Cross-Entropy — 交叉熵（带数值稳定 Softmax）¶

cross_entropy_forward 期待原始 logits，内部用 log-sum-exp 技巧计算每行的负对数似然：

\[ L_b = -\big(\mathrm{logits}_{b, y_b} - m_b\big) + \log\!\Big(\sum_j e^{\mathrm{logits}_{b,j} - m_b}\Big),\; m_b = \max_j \mathrm{logits}_{b,j} \]

\[ L = \frac{1}{B} \sum_b L_b \]

反向梯度恰好等于 softmax(logits) - one_hot(labels)，再除以 batch 大小：

\[ \frac{\partial L}{\partial \mathrm{logits}_{b,j}} = \frac{1}{B}\big(\mathrm{softmax}(\mathrm{logits})_{b,j} - \mathbb{1}[j = y_b]\big) \]

标签格式

cross_entropy_* 的 labels 是 int*，长度等于 batch，每个元素是类别下标 [0, num_classes)，不是 one-hot 张量。

Binary CE — 二分类交叉熵¶

输入是已经过 sigmoid 的概率 pred ∈ (0, 1)，target 是 0/1：

\[ L = -\frac{1}{N} \sum_i \big[y_i \log(\hat{y}_i) + (1 - y_i)\log(1 - \hat{y}_i)\big] \]

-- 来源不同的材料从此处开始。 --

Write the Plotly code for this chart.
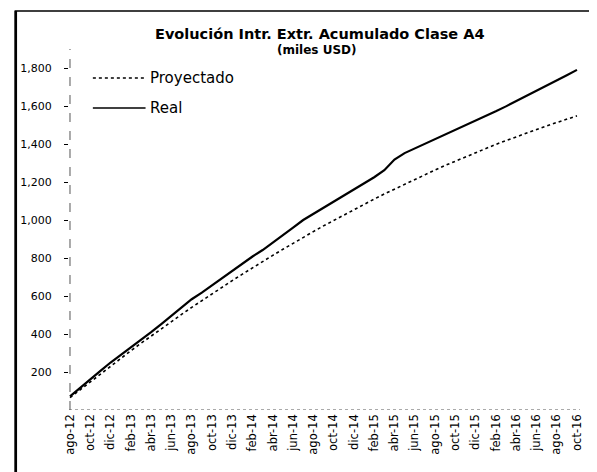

数值稳定性：在 log 内对分子加 TINY_MATH_MIN_POSITIVE_INPUT_F32，避免 log(0)。

API 概览¶

float  mse_forward          (const Tensor &pred, const Tensor &target);
Tensor mse_backward         (const Tensor &pred, const Tensor &target);

float  mae_forward          (const Tensor &pred, const Tensor &target);
Tensor mae_backward         (const Tensor &pred, const Tensor &target);

float  cross_entropy_forward (const Tensor &logits, const int *labels);
Tensor cross_entropy_backward(const Tensor &logits, const int *labels);

float  binary_ce_forward    (const Tensor &pred, const Tensor &target);
Tensor binary_ce_backward   (const Tensor &pred, const Tensor &target);

Dispatch 助手¶

float  loss_forward (const Tensor &pred, const Tensor &target,
                     LossType type, const int *labels = nullptr);

Tensor loss_backward(const Tensor &pred, const Tensor &target,
                     LossType type, const int *labels = nullptr);

Trainer 内部就是通过 loss_forward / loss_backward 加 LossType 配置项实现损失可插拔。

使用建议¶

场景	推荐损失	模型最后一层
多类分类	`CROSS_ENTROPY`	Dense 输出 raw logits（通常省略 Softmax，因为损失函数内部已计算）
二分类	`BINARY_CE`	Dense + Sigmoid
回归	`MSE`	Dense
对异常值鲁棒的回归	`MAE`	Dense

Softmax 与 Cross-Entropy 的关系

cross_entropy_forward 已经包含 Softmax，所以模型最后一层用 ActType::LINEAR（或干脆不加激活）即可。MLP / CNN1D 默认开启 use_softmax，主要是为了 predict() / accuracy() 中读取概率，可视情况关掉。